[Rows from a dataset of charts and code]
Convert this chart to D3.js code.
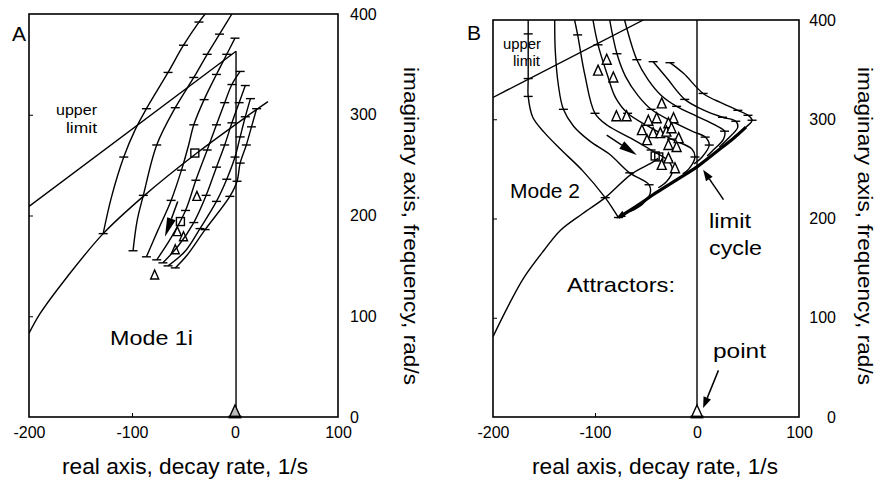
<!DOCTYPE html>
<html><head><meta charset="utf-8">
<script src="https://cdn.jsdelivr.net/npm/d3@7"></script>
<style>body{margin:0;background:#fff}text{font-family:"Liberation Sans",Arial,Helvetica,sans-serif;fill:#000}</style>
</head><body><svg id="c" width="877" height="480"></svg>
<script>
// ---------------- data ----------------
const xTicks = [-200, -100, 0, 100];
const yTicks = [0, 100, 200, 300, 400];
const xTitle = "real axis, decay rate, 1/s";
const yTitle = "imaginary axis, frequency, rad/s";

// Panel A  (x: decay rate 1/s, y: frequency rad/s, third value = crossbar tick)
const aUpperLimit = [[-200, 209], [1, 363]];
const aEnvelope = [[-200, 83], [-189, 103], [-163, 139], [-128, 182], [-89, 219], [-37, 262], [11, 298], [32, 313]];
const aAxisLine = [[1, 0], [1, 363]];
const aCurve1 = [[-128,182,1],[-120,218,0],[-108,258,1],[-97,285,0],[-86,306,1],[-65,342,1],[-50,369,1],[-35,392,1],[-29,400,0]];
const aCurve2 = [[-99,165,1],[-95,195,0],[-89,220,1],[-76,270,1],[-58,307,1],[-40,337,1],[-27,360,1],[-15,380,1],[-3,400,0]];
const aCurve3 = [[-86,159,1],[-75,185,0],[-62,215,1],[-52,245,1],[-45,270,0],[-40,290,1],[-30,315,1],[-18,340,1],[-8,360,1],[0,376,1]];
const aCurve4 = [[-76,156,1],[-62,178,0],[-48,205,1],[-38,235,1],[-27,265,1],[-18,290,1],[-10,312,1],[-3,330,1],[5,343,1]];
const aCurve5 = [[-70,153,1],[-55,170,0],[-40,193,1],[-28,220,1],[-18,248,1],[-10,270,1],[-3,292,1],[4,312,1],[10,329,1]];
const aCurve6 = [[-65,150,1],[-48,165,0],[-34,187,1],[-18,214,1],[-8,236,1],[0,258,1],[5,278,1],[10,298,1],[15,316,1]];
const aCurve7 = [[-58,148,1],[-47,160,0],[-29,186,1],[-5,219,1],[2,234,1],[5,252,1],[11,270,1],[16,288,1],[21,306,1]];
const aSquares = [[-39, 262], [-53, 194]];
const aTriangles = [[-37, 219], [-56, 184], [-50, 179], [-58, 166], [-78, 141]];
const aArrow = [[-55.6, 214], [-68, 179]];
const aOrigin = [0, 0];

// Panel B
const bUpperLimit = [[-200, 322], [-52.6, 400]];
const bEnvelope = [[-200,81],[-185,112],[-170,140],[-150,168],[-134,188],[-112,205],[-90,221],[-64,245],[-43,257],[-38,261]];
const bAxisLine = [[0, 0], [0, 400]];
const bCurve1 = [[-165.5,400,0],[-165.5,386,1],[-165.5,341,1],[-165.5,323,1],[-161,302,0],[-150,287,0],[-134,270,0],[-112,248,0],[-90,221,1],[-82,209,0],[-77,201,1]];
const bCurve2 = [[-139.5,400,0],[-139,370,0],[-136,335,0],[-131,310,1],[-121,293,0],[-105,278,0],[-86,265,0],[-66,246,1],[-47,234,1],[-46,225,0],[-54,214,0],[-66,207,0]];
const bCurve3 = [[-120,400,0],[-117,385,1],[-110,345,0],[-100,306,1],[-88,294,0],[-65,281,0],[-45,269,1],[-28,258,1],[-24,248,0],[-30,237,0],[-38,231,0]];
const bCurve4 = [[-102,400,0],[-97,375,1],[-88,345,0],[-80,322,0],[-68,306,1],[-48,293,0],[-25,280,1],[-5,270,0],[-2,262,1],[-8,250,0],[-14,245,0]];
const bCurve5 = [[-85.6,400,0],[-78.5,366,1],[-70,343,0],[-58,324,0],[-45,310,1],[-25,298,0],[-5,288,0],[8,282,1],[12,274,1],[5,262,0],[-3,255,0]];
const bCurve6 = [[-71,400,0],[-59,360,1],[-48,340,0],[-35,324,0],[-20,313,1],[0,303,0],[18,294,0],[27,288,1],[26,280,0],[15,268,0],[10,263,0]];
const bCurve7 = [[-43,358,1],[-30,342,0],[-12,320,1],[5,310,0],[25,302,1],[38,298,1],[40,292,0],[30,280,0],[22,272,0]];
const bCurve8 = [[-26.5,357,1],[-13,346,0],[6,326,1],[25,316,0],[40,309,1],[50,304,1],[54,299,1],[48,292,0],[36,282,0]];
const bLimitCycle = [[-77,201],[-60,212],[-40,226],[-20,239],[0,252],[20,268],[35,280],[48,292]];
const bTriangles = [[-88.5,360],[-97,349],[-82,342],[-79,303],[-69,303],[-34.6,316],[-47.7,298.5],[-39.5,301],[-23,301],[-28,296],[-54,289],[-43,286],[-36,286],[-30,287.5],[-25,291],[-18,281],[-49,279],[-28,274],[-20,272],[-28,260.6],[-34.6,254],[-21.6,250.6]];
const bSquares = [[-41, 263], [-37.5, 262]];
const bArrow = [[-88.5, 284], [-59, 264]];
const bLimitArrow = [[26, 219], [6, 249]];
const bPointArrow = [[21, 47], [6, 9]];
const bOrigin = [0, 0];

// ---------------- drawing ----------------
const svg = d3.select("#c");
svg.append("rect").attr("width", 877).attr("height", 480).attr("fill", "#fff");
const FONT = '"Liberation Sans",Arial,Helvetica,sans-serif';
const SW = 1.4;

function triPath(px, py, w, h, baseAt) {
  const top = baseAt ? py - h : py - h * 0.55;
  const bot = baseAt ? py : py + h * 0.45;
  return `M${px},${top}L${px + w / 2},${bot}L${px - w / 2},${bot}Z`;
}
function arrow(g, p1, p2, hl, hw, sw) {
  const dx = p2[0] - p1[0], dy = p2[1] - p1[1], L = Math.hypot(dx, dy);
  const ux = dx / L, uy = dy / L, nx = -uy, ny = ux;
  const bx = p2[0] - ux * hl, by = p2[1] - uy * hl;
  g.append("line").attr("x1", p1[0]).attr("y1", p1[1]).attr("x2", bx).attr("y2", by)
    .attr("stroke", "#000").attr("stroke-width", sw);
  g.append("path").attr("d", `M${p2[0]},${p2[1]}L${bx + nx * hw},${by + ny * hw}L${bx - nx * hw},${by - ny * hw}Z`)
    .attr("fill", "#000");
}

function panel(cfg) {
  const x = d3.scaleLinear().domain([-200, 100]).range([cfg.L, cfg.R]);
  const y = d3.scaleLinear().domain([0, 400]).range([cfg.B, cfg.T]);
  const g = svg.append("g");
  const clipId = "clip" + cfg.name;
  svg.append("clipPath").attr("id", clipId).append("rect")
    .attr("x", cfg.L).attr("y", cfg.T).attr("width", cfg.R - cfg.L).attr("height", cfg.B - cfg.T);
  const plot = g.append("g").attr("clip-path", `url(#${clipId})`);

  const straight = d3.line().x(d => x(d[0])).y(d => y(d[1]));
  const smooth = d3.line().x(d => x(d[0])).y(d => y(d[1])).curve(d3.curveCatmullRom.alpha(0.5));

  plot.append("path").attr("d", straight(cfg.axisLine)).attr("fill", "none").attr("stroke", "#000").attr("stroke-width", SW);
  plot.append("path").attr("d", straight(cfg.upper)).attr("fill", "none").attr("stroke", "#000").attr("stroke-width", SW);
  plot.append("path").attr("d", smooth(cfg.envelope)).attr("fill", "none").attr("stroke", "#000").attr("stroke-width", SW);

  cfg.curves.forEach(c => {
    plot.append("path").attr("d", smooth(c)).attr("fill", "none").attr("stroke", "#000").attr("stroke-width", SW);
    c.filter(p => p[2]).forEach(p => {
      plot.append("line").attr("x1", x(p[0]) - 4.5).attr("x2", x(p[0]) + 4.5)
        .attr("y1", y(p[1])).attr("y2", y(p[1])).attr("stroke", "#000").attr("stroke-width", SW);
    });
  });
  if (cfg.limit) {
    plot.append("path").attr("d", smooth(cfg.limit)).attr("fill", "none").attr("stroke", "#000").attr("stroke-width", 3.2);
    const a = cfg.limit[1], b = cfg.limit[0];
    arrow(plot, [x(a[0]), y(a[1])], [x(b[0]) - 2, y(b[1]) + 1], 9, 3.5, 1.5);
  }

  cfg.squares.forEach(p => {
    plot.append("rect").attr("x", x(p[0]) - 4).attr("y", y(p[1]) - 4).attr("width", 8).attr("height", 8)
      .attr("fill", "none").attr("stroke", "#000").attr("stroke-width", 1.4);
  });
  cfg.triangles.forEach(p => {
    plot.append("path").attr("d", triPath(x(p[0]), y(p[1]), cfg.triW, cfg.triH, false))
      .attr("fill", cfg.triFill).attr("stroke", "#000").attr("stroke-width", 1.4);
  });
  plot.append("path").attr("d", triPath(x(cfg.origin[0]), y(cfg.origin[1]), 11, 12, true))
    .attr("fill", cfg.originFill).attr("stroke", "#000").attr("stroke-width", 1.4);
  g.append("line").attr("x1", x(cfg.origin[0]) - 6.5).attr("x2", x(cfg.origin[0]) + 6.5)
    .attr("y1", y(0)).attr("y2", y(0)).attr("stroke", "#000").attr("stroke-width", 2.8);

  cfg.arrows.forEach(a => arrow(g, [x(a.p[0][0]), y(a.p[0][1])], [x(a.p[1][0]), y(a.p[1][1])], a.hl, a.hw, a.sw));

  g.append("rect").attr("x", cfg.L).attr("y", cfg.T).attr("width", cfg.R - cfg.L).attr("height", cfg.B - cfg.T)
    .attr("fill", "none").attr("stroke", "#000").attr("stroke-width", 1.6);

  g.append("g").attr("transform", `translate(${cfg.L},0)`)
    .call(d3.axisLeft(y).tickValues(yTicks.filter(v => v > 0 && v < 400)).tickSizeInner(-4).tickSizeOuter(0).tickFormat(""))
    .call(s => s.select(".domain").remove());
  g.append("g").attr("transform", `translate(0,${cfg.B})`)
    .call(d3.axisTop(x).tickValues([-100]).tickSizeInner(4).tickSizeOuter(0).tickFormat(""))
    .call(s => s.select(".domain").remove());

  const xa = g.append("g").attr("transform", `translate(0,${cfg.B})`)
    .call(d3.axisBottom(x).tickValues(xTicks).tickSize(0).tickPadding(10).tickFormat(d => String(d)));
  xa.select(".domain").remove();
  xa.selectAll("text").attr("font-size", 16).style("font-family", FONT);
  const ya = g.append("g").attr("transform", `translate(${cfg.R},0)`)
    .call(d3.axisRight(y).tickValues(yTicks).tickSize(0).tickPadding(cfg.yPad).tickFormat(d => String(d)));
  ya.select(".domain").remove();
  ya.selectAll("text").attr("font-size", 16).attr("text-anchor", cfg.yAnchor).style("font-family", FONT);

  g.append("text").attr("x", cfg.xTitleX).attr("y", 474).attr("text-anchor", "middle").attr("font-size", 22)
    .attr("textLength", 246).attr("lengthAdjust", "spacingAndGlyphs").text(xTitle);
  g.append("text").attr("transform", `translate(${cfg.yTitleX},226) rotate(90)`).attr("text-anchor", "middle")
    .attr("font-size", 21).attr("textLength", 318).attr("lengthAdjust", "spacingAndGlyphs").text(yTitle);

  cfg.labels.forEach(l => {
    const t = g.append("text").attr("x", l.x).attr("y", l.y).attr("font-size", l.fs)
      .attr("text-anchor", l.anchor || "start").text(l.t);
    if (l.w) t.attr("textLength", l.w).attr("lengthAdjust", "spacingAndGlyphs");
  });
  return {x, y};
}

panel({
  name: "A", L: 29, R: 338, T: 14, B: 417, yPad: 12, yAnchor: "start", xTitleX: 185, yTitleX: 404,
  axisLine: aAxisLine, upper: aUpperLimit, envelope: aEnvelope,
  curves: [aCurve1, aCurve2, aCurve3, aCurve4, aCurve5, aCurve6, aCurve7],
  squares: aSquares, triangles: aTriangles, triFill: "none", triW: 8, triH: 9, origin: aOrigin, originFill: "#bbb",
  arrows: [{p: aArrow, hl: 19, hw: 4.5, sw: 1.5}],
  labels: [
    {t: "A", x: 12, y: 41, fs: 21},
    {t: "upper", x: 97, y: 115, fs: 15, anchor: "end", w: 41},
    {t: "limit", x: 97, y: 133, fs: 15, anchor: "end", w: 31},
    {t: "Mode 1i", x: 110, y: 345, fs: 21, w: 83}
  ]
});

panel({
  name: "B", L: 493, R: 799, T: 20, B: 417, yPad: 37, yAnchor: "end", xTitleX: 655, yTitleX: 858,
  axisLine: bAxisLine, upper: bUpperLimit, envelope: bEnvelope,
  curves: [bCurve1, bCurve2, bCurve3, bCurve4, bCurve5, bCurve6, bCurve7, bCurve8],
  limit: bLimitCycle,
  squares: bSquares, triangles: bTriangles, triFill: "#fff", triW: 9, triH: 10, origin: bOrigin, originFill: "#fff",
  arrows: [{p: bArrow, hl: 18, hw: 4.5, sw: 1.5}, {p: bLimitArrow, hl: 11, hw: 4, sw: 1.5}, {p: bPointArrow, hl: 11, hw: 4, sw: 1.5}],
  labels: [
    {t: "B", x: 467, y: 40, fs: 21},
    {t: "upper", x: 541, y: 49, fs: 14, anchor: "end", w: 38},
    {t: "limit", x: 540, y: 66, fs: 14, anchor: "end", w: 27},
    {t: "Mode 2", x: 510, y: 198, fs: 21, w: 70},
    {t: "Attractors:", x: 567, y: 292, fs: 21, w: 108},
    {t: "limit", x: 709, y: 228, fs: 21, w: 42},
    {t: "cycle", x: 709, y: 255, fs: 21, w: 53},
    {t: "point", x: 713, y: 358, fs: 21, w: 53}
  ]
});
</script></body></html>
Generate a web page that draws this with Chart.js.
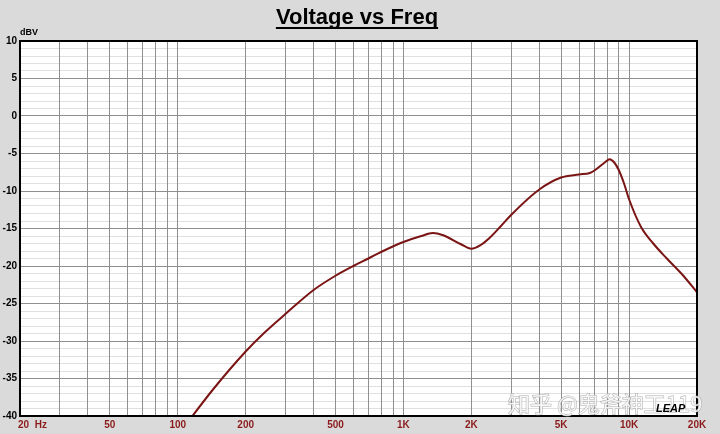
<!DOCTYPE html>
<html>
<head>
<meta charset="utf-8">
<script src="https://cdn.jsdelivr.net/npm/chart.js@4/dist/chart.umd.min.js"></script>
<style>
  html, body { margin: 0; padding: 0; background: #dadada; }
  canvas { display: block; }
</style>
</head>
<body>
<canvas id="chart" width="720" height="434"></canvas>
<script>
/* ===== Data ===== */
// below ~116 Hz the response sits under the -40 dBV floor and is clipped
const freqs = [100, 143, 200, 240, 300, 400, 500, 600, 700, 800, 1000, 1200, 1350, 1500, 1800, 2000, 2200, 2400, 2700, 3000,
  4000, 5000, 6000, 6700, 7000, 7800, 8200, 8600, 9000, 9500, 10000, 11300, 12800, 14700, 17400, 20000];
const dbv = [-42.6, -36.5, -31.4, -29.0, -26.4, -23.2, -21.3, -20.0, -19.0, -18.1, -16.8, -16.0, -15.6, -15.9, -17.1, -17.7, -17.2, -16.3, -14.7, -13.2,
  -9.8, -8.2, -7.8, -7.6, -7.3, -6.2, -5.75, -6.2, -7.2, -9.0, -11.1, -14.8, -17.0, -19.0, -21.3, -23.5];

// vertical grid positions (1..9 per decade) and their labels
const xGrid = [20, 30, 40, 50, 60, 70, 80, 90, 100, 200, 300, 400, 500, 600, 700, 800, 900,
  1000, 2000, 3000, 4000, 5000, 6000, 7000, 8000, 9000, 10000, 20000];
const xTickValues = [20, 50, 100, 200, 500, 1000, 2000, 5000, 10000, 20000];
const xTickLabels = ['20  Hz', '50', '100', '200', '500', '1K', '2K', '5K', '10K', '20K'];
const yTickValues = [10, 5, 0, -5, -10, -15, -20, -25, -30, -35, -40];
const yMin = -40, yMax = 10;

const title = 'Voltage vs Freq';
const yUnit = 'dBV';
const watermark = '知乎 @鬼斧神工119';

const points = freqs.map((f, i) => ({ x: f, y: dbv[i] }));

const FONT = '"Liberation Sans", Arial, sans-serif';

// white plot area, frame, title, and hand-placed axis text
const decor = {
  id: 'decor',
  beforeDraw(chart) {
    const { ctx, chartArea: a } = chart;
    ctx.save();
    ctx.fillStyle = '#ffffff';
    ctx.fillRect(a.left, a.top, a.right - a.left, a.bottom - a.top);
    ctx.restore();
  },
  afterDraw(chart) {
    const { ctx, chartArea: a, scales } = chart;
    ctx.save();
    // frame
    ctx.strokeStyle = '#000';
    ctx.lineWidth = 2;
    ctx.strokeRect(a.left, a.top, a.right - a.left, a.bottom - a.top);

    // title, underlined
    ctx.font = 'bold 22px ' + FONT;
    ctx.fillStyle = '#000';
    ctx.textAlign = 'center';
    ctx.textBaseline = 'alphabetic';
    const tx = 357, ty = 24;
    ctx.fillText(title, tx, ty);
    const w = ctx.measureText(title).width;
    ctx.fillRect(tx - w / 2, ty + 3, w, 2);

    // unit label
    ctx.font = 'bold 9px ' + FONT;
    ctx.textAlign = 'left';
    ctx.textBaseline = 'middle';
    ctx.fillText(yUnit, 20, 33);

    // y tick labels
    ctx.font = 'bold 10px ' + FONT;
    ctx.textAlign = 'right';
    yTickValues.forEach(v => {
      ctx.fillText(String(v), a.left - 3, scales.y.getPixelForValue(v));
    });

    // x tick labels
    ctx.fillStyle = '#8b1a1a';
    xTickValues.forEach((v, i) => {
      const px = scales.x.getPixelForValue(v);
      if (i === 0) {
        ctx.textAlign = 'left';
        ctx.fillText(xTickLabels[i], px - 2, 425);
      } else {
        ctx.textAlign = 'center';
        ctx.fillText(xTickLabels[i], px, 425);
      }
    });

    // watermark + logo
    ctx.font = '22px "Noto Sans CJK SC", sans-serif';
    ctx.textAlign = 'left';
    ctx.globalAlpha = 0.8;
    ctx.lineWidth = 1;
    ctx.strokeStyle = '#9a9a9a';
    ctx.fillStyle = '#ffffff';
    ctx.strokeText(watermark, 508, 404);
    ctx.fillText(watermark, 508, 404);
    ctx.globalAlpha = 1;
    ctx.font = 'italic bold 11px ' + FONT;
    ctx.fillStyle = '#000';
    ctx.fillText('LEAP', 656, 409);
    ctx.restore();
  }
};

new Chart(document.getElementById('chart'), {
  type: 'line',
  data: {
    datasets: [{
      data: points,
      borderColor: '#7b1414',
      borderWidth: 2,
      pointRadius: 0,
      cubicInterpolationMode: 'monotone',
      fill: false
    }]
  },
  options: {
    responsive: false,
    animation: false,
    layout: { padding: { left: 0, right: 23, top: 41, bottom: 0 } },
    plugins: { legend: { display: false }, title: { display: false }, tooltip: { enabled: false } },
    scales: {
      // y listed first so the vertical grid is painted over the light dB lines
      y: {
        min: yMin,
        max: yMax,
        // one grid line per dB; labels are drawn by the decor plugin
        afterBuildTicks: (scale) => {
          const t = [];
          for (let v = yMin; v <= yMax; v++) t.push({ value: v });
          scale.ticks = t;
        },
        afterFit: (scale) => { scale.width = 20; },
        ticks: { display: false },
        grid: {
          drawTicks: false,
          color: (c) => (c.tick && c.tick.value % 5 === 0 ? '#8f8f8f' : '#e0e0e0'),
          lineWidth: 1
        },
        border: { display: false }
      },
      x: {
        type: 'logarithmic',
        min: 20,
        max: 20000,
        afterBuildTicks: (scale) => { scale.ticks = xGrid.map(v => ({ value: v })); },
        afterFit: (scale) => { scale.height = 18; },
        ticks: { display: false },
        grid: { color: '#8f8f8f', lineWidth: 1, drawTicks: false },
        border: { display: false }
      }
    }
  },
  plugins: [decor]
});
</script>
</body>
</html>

## Challenge
In the listing above, find the line containing "Generate a web" and the line containing "const yMin = -40, yMax = 10;", then output those two lines and everything between them exactly as written, without the images.

## Exercise response
Generate a web page that draws this with Chart.js.
<!DOCTYPE html>
<html>
<head>
<meta charset="utf-8">
<script src="https://cdn.jsdelivr.net/npm/chart.js@4/dist/chart.umd.min.js"></script>
<style>
  html, body { margin: 0; padding: 0; background: #dadada; }
  canvas { display: block; }
</style>
</head>
<body>
<canvas id="chart" width="720" height="434"></canvas>
<script>
/* ===== Data ===== */
// below ~116 Hz the response sits under the -40 dBV floor and is clipped
const freqs = [100, 143, 200, 240, 300, 400, 500, 600, 700, 800, 1000, 1200, 1350, 1500, 1800, 2000, 2200, 2400, 2700, 3000,
  4000, 5000, 6000, 6700, 7000, 7800, 8200, 8600, 9000, 9500, 10000, 11300, 12800, 14700, 17400, 20000];
const dbv = [-42.6, -36.5, -31.4, -29.0, -26.4, -23.2, -21.3, -20.0, -19.0, -18.1, -16.8, -16.0, -15.6, -15.9, -17.1, -17.7, -17.2, -16.3, -14.7, -13.2,
  -9.8, -8.2, -7.8, -7.6, -7.3, -6.2, -5.75, -6.2, -7.2, -9.0, -11.1, -14.8, -17.0, -19.0, -21.3, -23.5];

// vertical grid positions (1..9 per decade) and their labels
const xGrid = [20, 30, 40, 50, 60, 70, 80, 90, 100, 200, 300, 400, 500, 600, 700, 800, 900,
  1000, 2000, 3000, 4000, 5000, 6000, 7000, 8000, 9000, 10000, 20000];
const xTickValues = [20, 50, 100, 200, 500, 1000, 2000, 5000, 10000, 20000];
const xTickLabels = ['20  Hz', '50', '100', '200', '500', '1K', '2K', '5K', '10K', '20K'];
const yTickValues = [10, 5, 0, -5, -10, -15, -20, -25, -30, -35, -40];
const yMin = -40, yMax = 10;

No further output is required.